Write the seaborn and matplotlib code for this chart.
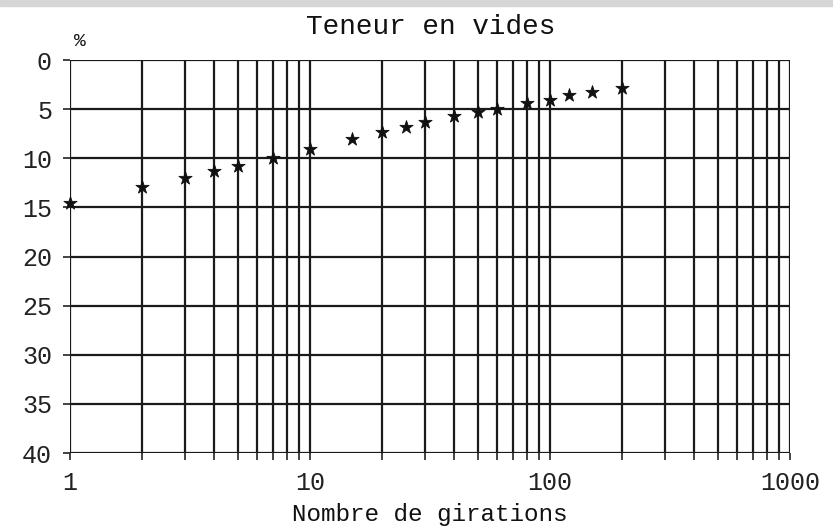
import matplotlib
matplotlib.use("Agg")
import matplotlib.pyplot as plt
import matplotlib.patches as mpatches
import pandas as pd
import seaborn as sns

# Nombre de girations vs teneur en vides (%)
girations = [1, 2, 3, 4, 5, 7, 10, 15, 20, 25, 30, 40, 50, 60, 80, 100, 120, 150, 200]
vides = [14.55, 12.9, 12.0, 11.3, 10.8, 10.0, 9.1, 8.0, 7.3, 6.8, 6.3, 5.75, 5.3, 5.0, 4.4, 4.05, 3.6, 3.25, 2.9]
y_ticks = [0, 5, 10, 15, 20, 25, 30, 35, 40]
x_ticks = [1, 10, 100, 1000]

df = pd.DataFrame({"girations": girations, "vides": vides})

sns.set_style("white")
plt.rcParams["font.family"] = ["Liberation Mono", "DejaVu Sans Mono"]

fig = plt.figure(figsize=(8.33, 5.28), dpi=100)
ax = fig.add_axes([70 / 833, 1 - 453 / 528, 720 / 833, 393 / 528])

# bande grise du scan en haut
fig.patches.append(mpatches.Rectangle((0, 1 - 6 / 528), 1, 6 / 528,
                                      transform=fig.transFigure, color="#d6d6d6", zorder=0))

sns.scatterplot(data=df, x="girations", y="vides", marker="*", s=100,
                color="#111111", edgecolor="#111111", linewidth=0.6, ax=ax,
                zorder=5, clip_on=False)

ax.set_xscale("log")
ax.set_xlim(1, 1000)
ax.set_ylim(40, 0)
ax.set_yticks(y_ticks)
ax.set_yticklabels([str(v) for v in y_ticks])
ax.set_xticks(x_ticks)
ax.set_xticklabels([str(v) for v in x_ticks])

ax.grid(True, which="both", axis="x", color="#1a1a1a", linewidth=1.6)
ax.grid(True, which="major", axis="y", color="#1a1a1a", linewidth=1.6)
ax.tick_params(axis="both", which="both", labelsize=18, colors="#222222",
               length=5, width=1.2, direction="out", bottom=True, left=True)
ax.tick_params(axis="x", which="minor", length=5, width=1.2)
ax.tick_params(axis="x", pad=8)
ax.tick_params(axis="y", pad=8)
for s in ax.spines.values():
    s.set_visible(False)

ax.set_xlabel("Nombre de girations", fontsize=17.5, color="#111111", labelpad=6)
ax.set_ylabel("")
fig.text(431 / 833, 1 - 27 / 528, "Teneur en vides", fontsize=20, ha="center",
         va="center", color="#111111")
fig.text(80 / 833, 1 - 42 / 528, "%", fontsize=14, ha="center", va="center", color="#111111")

fig.savefig("out.png", dpi=100, facecolor="white")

—————

Quote each line of the listing exactly, but leave the pictures out.

● Expected answer
Write the seaborn and matplotlib code for this chart.
import matplotlib
matplotlib.use("Agg")
import matplotlib.pyplot as plt
import matplotlib.patches as mpatches
import pandas as pd
import seaborn as sns

# Nombre de girations vs teneur en vides (%)
girations = [1, 2, 3, 4, 5, 7, 10, 15, 20, 25, 30, 40, 50, 60, 80, 100, 120, 150, 200]
vides = [14.55, 12.9, 12.0, 11.3, 10.8, 10.0, 9.1, 8.0, 7.3, 6.8, 6.3, 5.75, 5.3, 5.0, 4.4, 4.05, 3.6, 3.25, 2.9]
y_ticks = [0, 5, 10, 15, 20, 25, 30, 35, 40]
x_ticks = [1, 10, 100, 1000]

df = pd.DataFrame({"girations": girations, "vides": vides})

sns.set_style("white")
plt.rcParams["font.family"] = ["Liberation Mono", "DejaVu Sans Mono"]

fig = plt.figure(figsize=(8.33, 5.28), dpi=100)
ax = fig.add_axes([70 / 833, 1 - 453 / 528, 720 / 833, 393 / 528])

# bande grise du scan en haut
fig.patches.append(mpatches.Rectangle((0, 1 - 6 / 528), 1, 6 / 528,
                                      transform=fig.transFigure, color="#d6d6d6", zorder=0))

sns.scatterplot(data=df, x="girations", y="vides", marker="*", s=100,
                color="#111111", edgecolor="#111111", linewidth=0.6, ax=ax,
                zorder=5, clip_on=False)

ax.set_xscale("log")
ax.set_xlim(1, 1000)
ax.set_ylim(40, 0)
ax.set_yticks(y_ticks)
ax.set_yticklabels([str(v) for v in y_ticks])
ax.set_xticks(x_ticks)
ax.set_xticklabels([str(v) for v in x_ticks])

ax.grid(True, which="both", axis="x", color="#1a1a1a", linewidth=1.6)
ax.grid(True, which="major", axis="y", color="#1a1a1a", linewidth=1.6)
ax.tick_params(axis="both", which="both", labelsize=18, colors="#222222",
               length=5, width=1.2, direction="out", bottom=True, left=True)
ax.tick_params(axis="x", which="minor", length=5, width=1.2)
ax.tick_params(axis="x", pad=8)
ax.tick_params(axis="y", pad=8)
for s in ax.spines.values():
    s.set_visible(False)

ax.set_xlabel("Nombre de girations", fontsize=17.5, color="#111111", labelpad=6)
ax.set_ylabel("")
fig.text(431 / 833, 1 - 27 / 528, "Teneur en vides", fontsize=20, ha="center",
         va="center", color="#111111")
fig.text(80 / 833, 1 - 42 / 528, "%", fontsize=14, ha="center", va="center", color="#111111")

fig.savefig("out.png", dpi=100, facecolor="white")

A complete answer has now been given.